Advertisement

Fed'in faiz artırması sonrasında birçok ülke merkez bankasının da benzer yönde hareket ettiğine şahit olduk. Para birimlerini Dolar'a çıpalayan ülkeler böylece faiz farkından ötürü sermaye kaçışı yaşamamak ve para birimlerini belli bir bantta tutmak için önlem almış oldular.

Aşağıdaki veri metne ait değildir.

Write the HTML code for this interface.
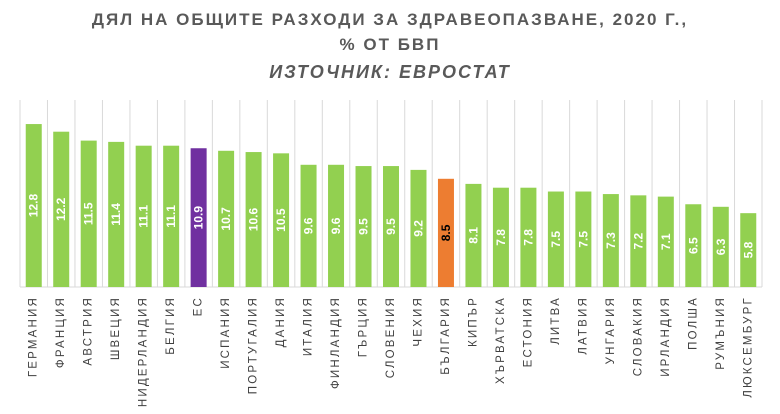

Amerikan Merkez Bankası'nın 9 yıl sonra yaptığı faiz artışı sonrasında Suudi Arabistan, Kuveyt, Hong Kong, Bahreyn gibi ülkeler faiz artırmak zorunda kaldılar. Şili ve Meksika gibi enflasyon kaygısına bağlı artış yapan ülkeler de faizi 25'er baz puan artırdılar.

Parası dolara çıpalı olan ülkelerin ya da geniş anlamıyla parası dar bir bantta dalgalanan ülkelerin paralarını belli bir kıymete, göstergeye bağlayarak sabitlemesi 20 yıl öncesi kur krizlerini hatırlatır bana hep. Bunun için mutlaka cari fazla veren ülke olmanız gerekir. Bu tip gelişmekte olan ülkelerin tipik özellikleri de belli bir doğal kaynağa çokça sahip olup buradan gelen kaynaklarla dengeleri kurmaları ve para birimlerini regüle etmeleridir. ne var ki dayanılan emtia da değer yitirmeye başlayınca hele ki bir çıpalı kurda örnek alınan ülkede faizler artıyorsa / kur değer kazanıyorsa işle karışabiliyor. Son örnek Azerbaycan.

İhracatının %90'ı için doğal kaynaklara güvenen ekonomi petrolün 1 yılda neredeyse değerinin üçte birine inmesi ile zor günler yaşıyor. Bütçe açığı neredeyse çift haneye varacak 75 milyar dolarlık Azerbaycan ekonomisi %11 gibi düşük bir kamu borcuna sahip olmasına rağmen gelirlerindeki sert düşüş sebebi ile kamu bütçesini idare etmekte zorlanıyor. Diğer yandan, kuru çıpalı tutmak için sürekli rezerv yakan Azerbaycan Merkez Bankası artık bu durumla baş edemez noktaya geldi. Şubat ayında %25'lik bir develüasyonu bu kez %30'dan büyük bir deval izledi ve Dolar / Manat 1,55 seviyesine kadar çıkarak bu yılki kayıplarını %50'ye vardırmış oldu.

Merkez bankasının ne kadar rezervi olduğunu internet sayfasından takip edemiyoruz keza en son giriş 2014 yılında yapılmış http://en.cbar.az/assets/2354/Xarici_valyutada_beynelxalq_ehtiyatlar_likvidlik.pdf ancak internetten toparlayabildiğim bilgilere göre geçtiğimiz yılın aynı dönemine göre bankanın yabancı para rezervleri %55'e yakın erimiş durumda ve Eylül 2014'te 14,6 milyar dolar olan rezervler Bloomberg haberine göre 6,8 milyar dolara inmiş durumda. İşte bu sürdürülemez yapıyı kırmak için banka bugünden itibaren dalgalı kur rejimine geçiş yaptı ( http://www.cbar.az/releases/2015/12/21/azrbaycan-respublikas-mrkzi-banknn-byanati/ ).

Daha önce Kazakistan Tenge'yi ve Rusya da Ruble'yi dalgalı kur rejimine geçirmişti. Azerbaycan böylece yüksek dolar / düşük emtia fiyatları sarmalından etkilenen son ülke olmuş durumda. Rusya ekonomisindeki yavaşlamanın da Azerbaycan için oldukça önemli olduğunu tam da bu noktada söylemek gerekiyor. Rusya toplam dış ticarette Azerbaycan için sürekli ilk beşte yer alan bir ülke. Aşağıda ülkenin dış ticari partnerlerini görmek mümkün (Kaynak: Bloomberg)




Toparlamak gerekirse, küresel ekonomide uzun süredir söylediğimiz güçlü dolar / zayıf emtia şarkısı artık her kulak için duyulur hale geldi. Dolar rallisi sebebiyle kuru zayıflayan ülkeler ve emtia fiyatlarındaki çakılma sebebiyle ekonomileri yavaşlayan ya da makro istikrarları bozulan ülkeler çareyi para politikalarında köklü değişiklikler yapmakta buluyorlar. Hele ki iki gerekçe birden aynı anda mevcutsa sonuç da bu oluyor. Belki de uzun vadede liberalizasyon çok daha iyi bir seçenektir. Bunu da ilerleyen yıllarda görmemiz olası.